Joni Mitchell: Back to the Rose Garden

by Kenneth Winikoff
Observation Post (CCNY)
December 4, 1972

Joni Mitchell is familiar to many as a lyricist rather than as a performer. She managed to do one show at Carnegie Hall last May and even showed up at a McGovern benefit this summer, but lately she has restricted her appearances to that of spectator. On rare occasions she would be invited up on stage to join a friend like James Taylor or Neil Young, but of a multitude of established solo artists, Joni has the singular distinction of not going "on the road" each year. Her latest album, For the Roses, is in part, an explanation why.

For the Roses, Joni's fifth album and the first on the Asylum label, reveals a lot of Joni Mitchell - more than any of her earlier albums, though it's just a matter of degree. Where her songs once centered around friends and lovers and the illusory trips they weaved so carefully, For the roses is Joni coming to terms with Joni:

Well I'm learning
It's peaceful
With a good dog and some trees
Out of touch with the breakdown
Of this century
- Electricity

For the roses. Roses. That's what they place around a horse's neck after he's won the big race. And more roses and more roses until the horse is played out and then they shoot him.
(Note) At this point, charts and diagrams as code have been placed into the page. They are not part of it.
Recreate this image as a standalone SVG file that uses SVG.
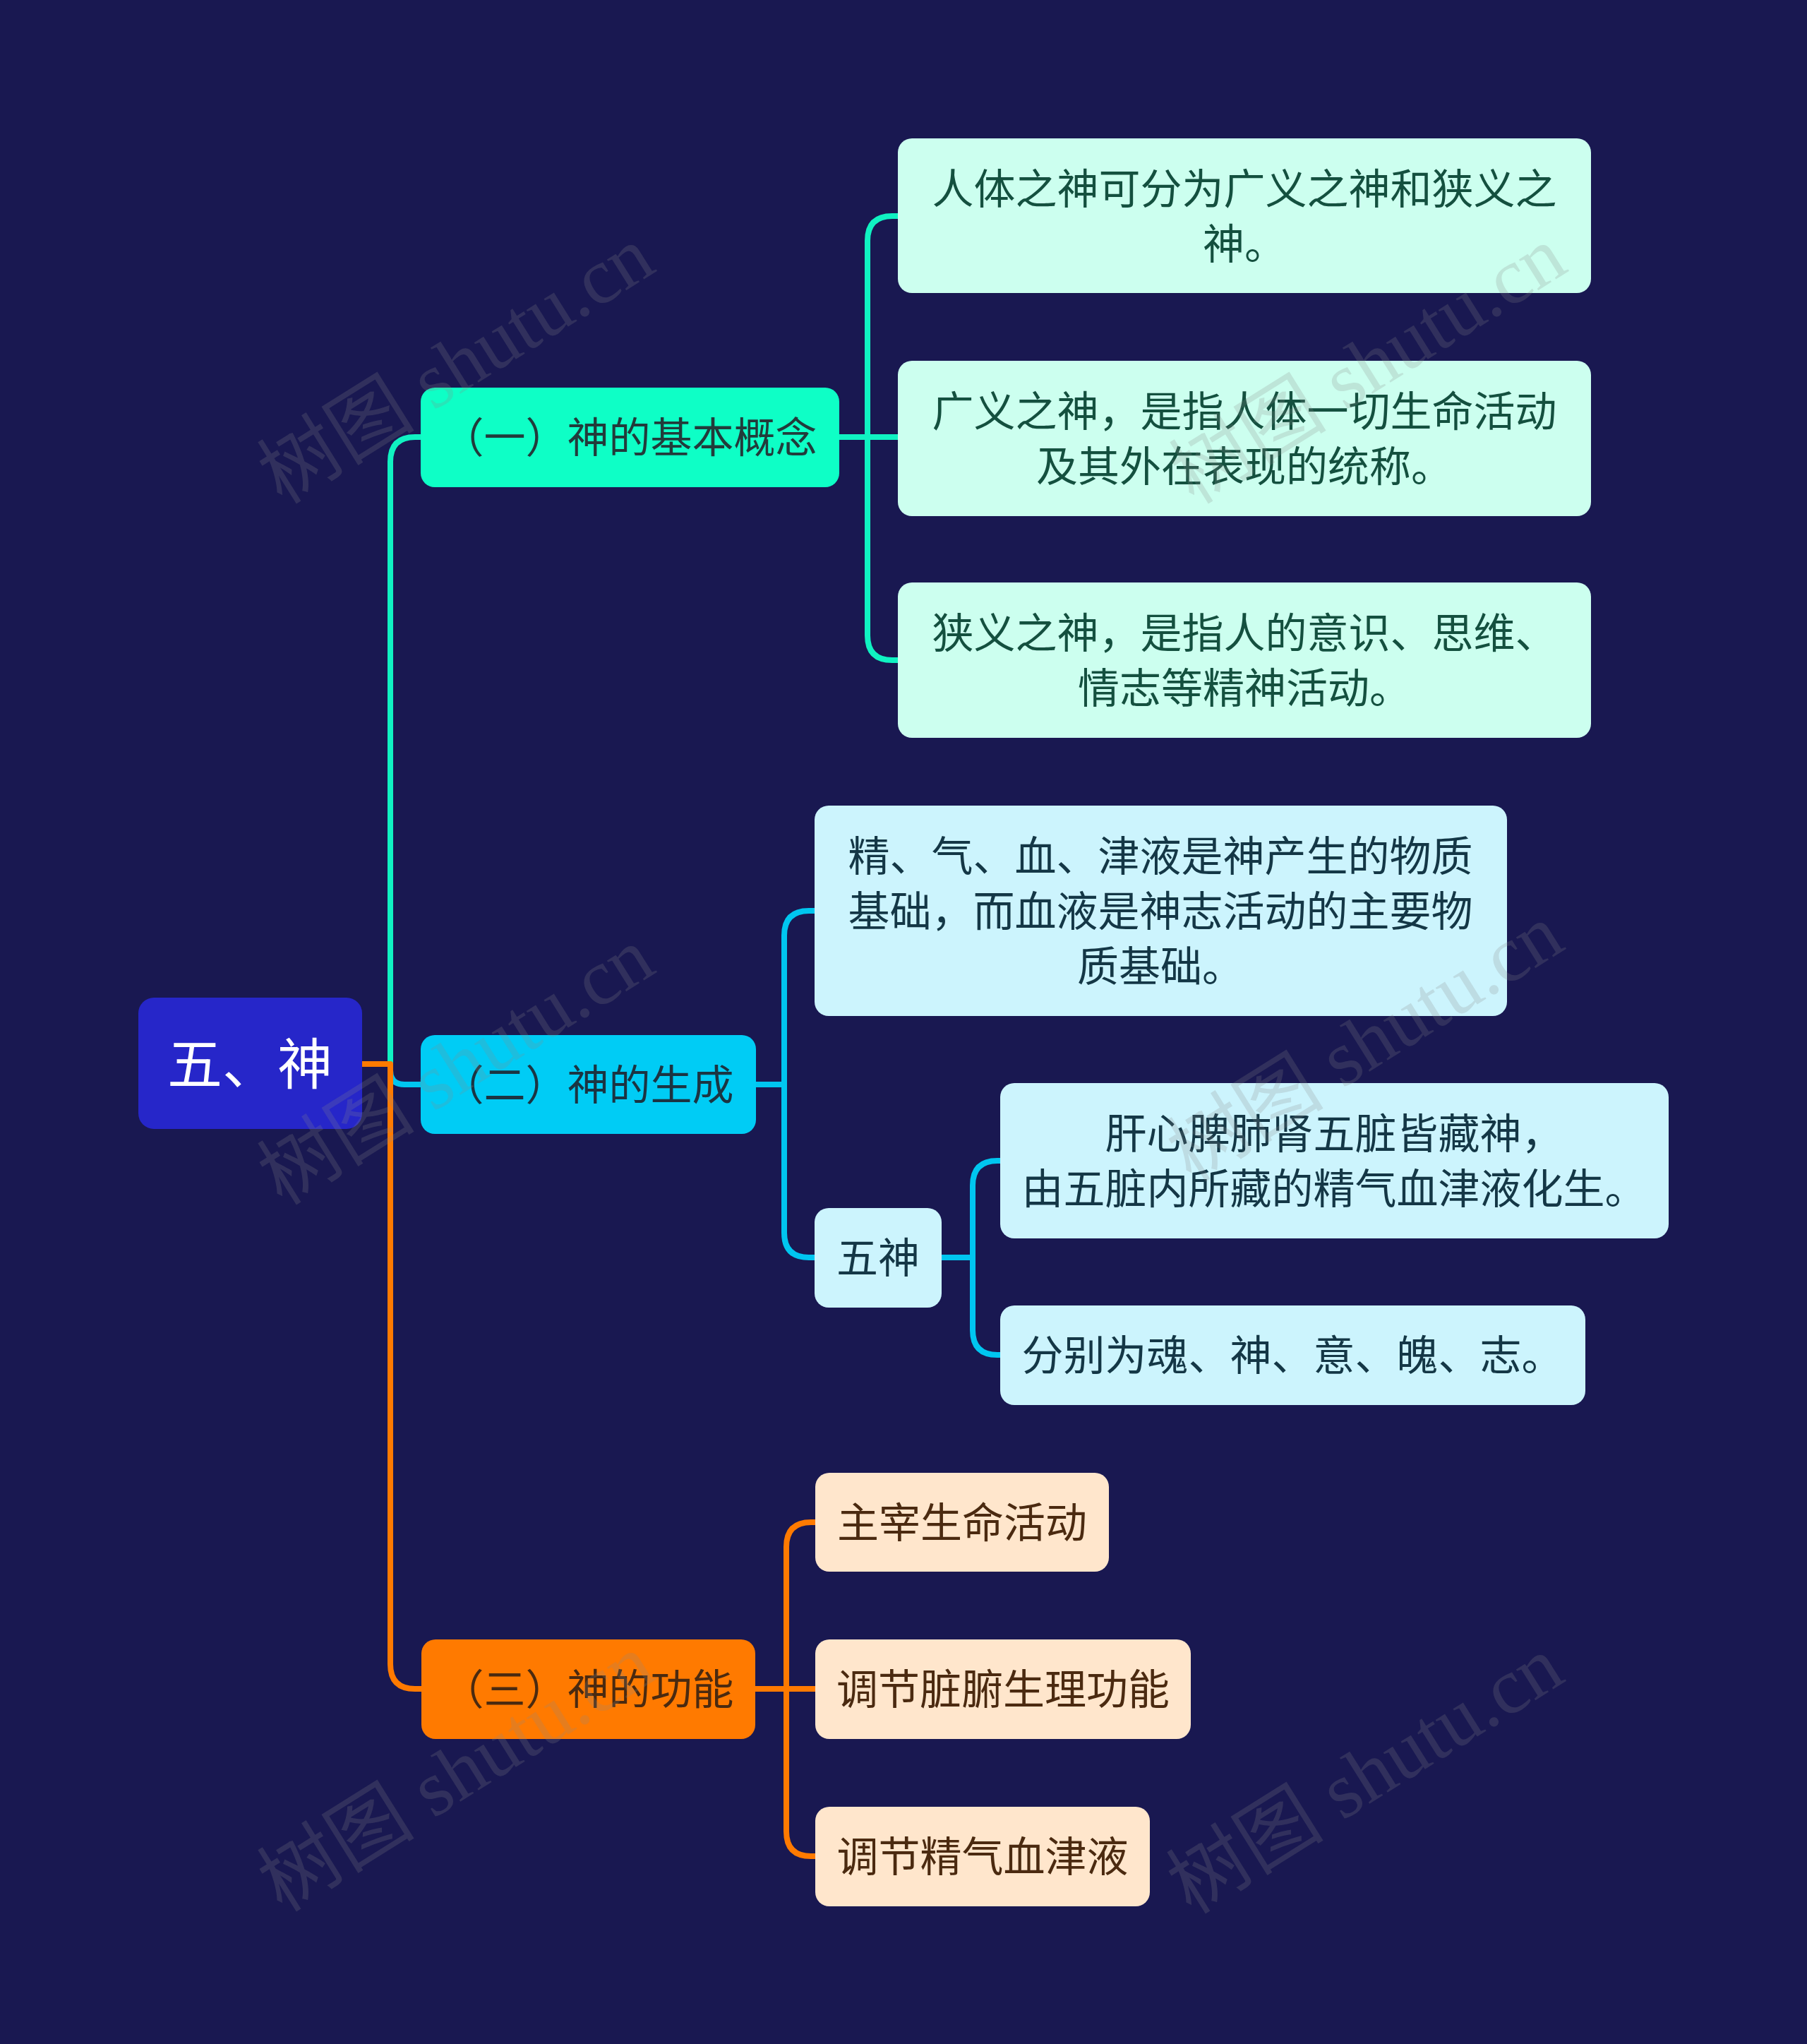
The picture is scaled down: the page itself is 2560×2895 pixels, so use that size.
<svg xmlns="http://www.w3.org/2000/svg" width="2560" height="2895" viewBox="0 0 2560 2895">
<style>
text{font-family:"Noto Sans CJK SC","Noto Sans",sans-serif;text-anchor:middle;dominant-baseline:central}
.c{fill:none;stroke-width:8;stroke-linejoin:round}
.t1{fill:#0EFFC6}.t2{fill:#00CCF5}.t3{fill:#FF7A00}
.l1{fill:#CCFFEF}.l2{fill:#CCF4FD}.l3{fill:#FFE6CC}
.x1{fill:#14503F;font-size:59px}.x2{fill:#143746;font-size:59px}.x3{fill:#4B2A10;font-size:59px}
.wm{font-family:"Liberation Serif","Noto Sans CJK SC",serif;font-size:112px;fill:#8a8a8a;fill-opacity:0.22}
</style>
<rect width="2560" height="2895" fill="#191851"/>
<g id="connectors">
<path class="c" stroke="#10F2C2" d="M513,1507H553V654Q553,619 588,619H596"/>
<path class="c" stroke="#00C6F0" d="M513,1507H553V1516Q553,1536 573,1536H596"/>
<path class="c" stroke="#FF7A00" d="M513,1507H553V2357Q553,2392 588,2392H597"/>
<path class="c" stroke="#10F2C2" d="M1189,619H1229V341Q1229,306 1264,306H1272M1189,619H1272M1229,619V900Q1229,935 1264,935H1272"/>
<path class="c" stroke="#00C6F0" d="M1071,1536H1111V1325Q1111,1290 1146,1290H1154M1111,1536V1746Q1111,1781 1146,1781H1154"/>
<path class="c" stroke="#00C6F0" d="M1334,1781H1378V1679Q1378,1644 1413,1644H1417M1378,1781V1884Q1378,1919 1413,1919H1417"/>
<path class="c" stroke="#FF7A00" d="M1070,2392H1114V2191Q1114,2156 1149,2156H1155M1070,2392H1155M1114,2392V2594Q1114,2629 1149,2629H1155"/>
</g>
<g id="root">
<rect x="196" y="1413" width="317" height="186" rx="22" fill="#2626C9"/>
<text x="354" y="1502" style="fill:#ffffff;font-size:78px">五、神</text>
</g>
<g id="b1">
<rect class="t1" x="596" y="549" width="593" height="141" rx="20"/>
<text x="892" y="615" style="fill:#223B3B;font-size:59px">（一）神的基本概念</text>
</g>
<g id="b2">
<rect class="t2" x="596" y="1466" width="475" height="140" rx="20"/>
<text x="833" y="1532" style="fill:#1B3442;font-size:59px">（二）神的生成</text>
</g>
<g id="b3">
<rect class="t3" x="597" y="2322" width="473" height="141" rx="20"/>
<text x="833" y="2388" style="fill:#4A2A10;font-size:59px">（三）神的功能</text>
</g>
<g id="b1l1">
<rect class="l1" x="1272" y="196" width="982" height="219" rx="20"/>
<text class="x1" x="1763" y="263">人体之神可分为广义之神和狭义之</text>
<text class="x1" x="1763" y="341">神。</text>
</g>
<g id="b1l2">
<rect class="l1" x="1272" y="511" width="982" height="220" rx="20"/>
<text class="x1" x="1763" y="578">广义之神，是指人体一切生命活动</text>
<text class="x1" x="1763" y="656">及其外在表现的统称。</text>
</g>
<g id="b1l3">
<rect class="l1" x="1272" y="825" width="982" height="220" rx="20"/>
<text class="x1" x="1763" y="892">狭义之神，是指人的意识、思维、</text>
<text class="x1" x="1763" y="970">情志等精神活动。</text>
</g>
<g id="b2l1">
<rect class="l2" x="1154" y="1141" width="981" height="298" rx="20"/>
<text class="x2" x="1644" y="1208">精、气、血、津液是神产生的物质</text>
<text class="x2" x="1644" y="1286">基础，而血液是神志活动的主要物</text>
<text class="x2" x="1644" y="1364">质基础。</text>
</g>
<g id="b2l2">
<rect class="l2" x="1154" y="1711" width="180" height="141" rx="20"/>
<text class="x2" x="1244" y="1777">五神</text>
</g>
<g id="b2l2a">
<rect class="l2" x="1417" y="1534" width="947" height="220" rx="20"/>
<text class="x2" x="1890" y="1601">肝心脾肺肾五脏皆藏神，</text>
<text class="x2" x="1890" y="1679">由五脏内所藏的精气血津液化生。</text>
</g>
<g id="b2l2b">
<rect class="l2" x="1417" y="1849" width="829" height="141" rx="20"/>
<text class="x2" x="1831" y="1915">分别为魂、神、意、魄、志。</text>
</g>
<g id="b3l1">
<rect class="l3" x="1155" y="2086" width="416" height="140" rx="20"/>
<text class="x3" x="1363" y="2152">主宰生命活动</text>
</g>
<g id="b3l2">
<rect class="l3" x="1155" y="2322" width="532" height="141" rx="20"/>
<text class="x3" x="1421" y="2388">调节脏腑生理功能</text>
</g>
<g id="b3l3">
<rect class="l3" x="1155" y="2559" width="474" height="141" rx="20"/>
<text class="x3" x="1392" y="2625">调节精气血津液</text>
</g>
<g id="watermarks">
<text class="wm" transform="translate(646,517) rotate(-32)">树图 shutu.cn</text>
<text class="wm" transform="translate(646,1510) rotate(-32)">树图 shutu.cn</text>
<text class="wm" transform="translate(646,2511) rotate(-32)">树图 shutu.cn</text>
<text class="wm" transform="translate(1938,517) rotate(-32)">树图 shutu.cn</text>
<text class="wm" transform="translate(1934,1477) rotate(-32)">树图 shutu.cn</text>
<text class="wm" transform="translate(1934,2514) rotate(-32)">树图 shutu.cn</text>
</g>
</svg>
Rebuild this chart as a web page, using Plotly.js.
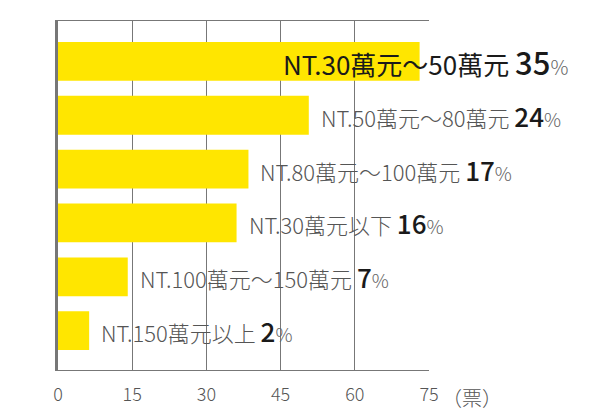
<!DOCTYPE html>
<html>
<head>
<meta charset="utf-8">
<script src="https://cdn.plot.ly/plotly-3.0.1.min.js"></script>
<style>
  body { margin: 0; background: #fff; }
  #myDiv { width: 590px; height: 415px; }
</style>
</head>
<body>
<div id="myDiv"></div>
<script>
// price ranges, top to bottom
var categories = ['NT.30萬元～50萬元', 'NT.50萬元～80萬元', 'NT.80萬元～100萬元',
                  'NT.30萬元以下', 'NT.100萬元～150萬元', 'NT.150萬元以上'];
// votes
var votes = [73.1, 50.7, 38.5, 36.1, 14.1, 6.3];
var percents = [35, 24, 17, 16, 7, 2];
var tickValues = [0, 15, 30, 45, 60, 75];
var tickLabels = ['0', '15', '30', '45', '60', '75'];
var unitLabel = '（票）';

var fontFamily = '"Noto Sans CJK TC", "Noto Sans", sans-serif';

var trace = {
  type: 'bar',
  orientation: 'h',
  x: votes,
  y: categories,
  width: 0.72,
  marker: { color: '#FFE600' },
  hoverinfo: 'none'
};

// labels next to each bar, the first one sits over the bar and is bigger
var annotations = categories.map(function (c, i) {
  var first = i === 0;
  var numStyle = (first ? 'font-size:31px;' : 'font-size:26px;') + 'font-weight:500;color:#1a1a1a';
  var pctStyle = (first ? 'font-size:20px;' : 'font-size:19px;') + 'font-weight:300;color:#666';
  return {
    x: votes[i],
    y: c,
    xref: 'x',
    yref: 'y',
    xanchor: 'left',
    yanchor: 'middle',
    xshift: first ? -139 : 10,
    showarrow: false,
    text: c + ' <span style="' + numStyle + '">' + percents[i] + '</span>' +
          '<span style="' + pctStyle + '">%</span>',
    font: { family: fontFamily, size: first ? 26 : 22, color: first ? '#1a1a1a' : '#555', weight: first ? 400 : 300 }
  };
});

annotations.push({
  x: 75,
  y: 0,
  xref: 'x',
  yref: 'paper',
  xanchor: 'left',
  yanchor: 'top',
  xshift: 11,
  yshift: -11,
  showarrow: false,
  text: unitLabel,
  font: { family: fontFamily, size: 20, color: '#555', weight: 300 }
});

var layout = {
  width: 590,
  height: 415,
  margin: { l: 58, r: 161, t: 21, b: 45 },
  paper_bgcolor: '#fff',
  plot_bgcolor: '#fff',
  showlegend: false,
  xaxis: {
    range: [0, 75],
    tickvals: tickValues,
    ticktext: tickLabels,
    showgrid: true,
    gridcolor: '#777',
    gridwidth: 1,
    zeroline: false,
    showline: true,
    mirror: true,
    linecolor: '#777',
    linewidth: 1,
    ticks: '',
    ticklabelstandoff: 8,
    tickfont: { family: fontFamily, size: 18, color: '#555', weight: 300 },
    fixedrange: true
  },
  yaxis: {
    type: 'category',
    range: [5.73, -0.75],
    showgrid: false,
    zeroline: false,
    showticklabels: false,
    showline: true,
    linecolor: '#777',
    linewidth: 3,
    ticks: '',
    fixedrange: true
  },
  annotations: annotations
};

Plotly.newPlot('myDiv', [trace], layout, { displayModeBar: false, staticPlot: true });
</script>
</body>
</html>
The rock circuit is too much. It can break your spirit and your heart. Three songs on the album deal with the necessary abuse which accompanies fortune and fame. A sort of anti-Top of the Pops. And Joni Mitchell has been watching it from both sides of the stage. And America's virgin groupies who have been hunting rumors about Joni and Neil or Joni and David or Graham or Steven or Jackson or James now know:

"...You can't hold the hand
Of a Rock and Roll man
Very long
Or count on your plans
With a Rock 'n' Roll man
Very long
- Blond in the Bleachers

Ironically, Steven Stills plays the part of the rock 'n' roll man in this song. But thankfully Joni doesn't lament about broken love. Beneath it she is self-resurrected.

"Let the Wind Carry Me" is Joni's portrait of life at home. It seems some situations can't be resolved. So you eventually leave, but one eye is always on the house. Joni's song is an open letter to Mother, who just couldn't understand what was happening.

There are songs of love, of love over, of love on the lookout, but mostly of trying to get it together, independently, far from the rock and roll breed.

Don't make the same mistake I did, that is, interpreting this record as a sad record. At first listening it may seem somewhat morose, but the key to the album is in the last crucial cut, "Judgment of the Moon and Stars" - the underlying optimism which follows every bummer. The secret is discovering it before you go under.

Joni sings 12 beautiful songs and the lyrics are printed inside the cover. Her voice is as versatile as it is beautiful. Incidentally, the songs flow very well with the music, as well as with each other. I could discuss the album in empirical terms, track by track, but I've stopped doing that to music. Besides, if you weren't curious, you wouldn't be reading this.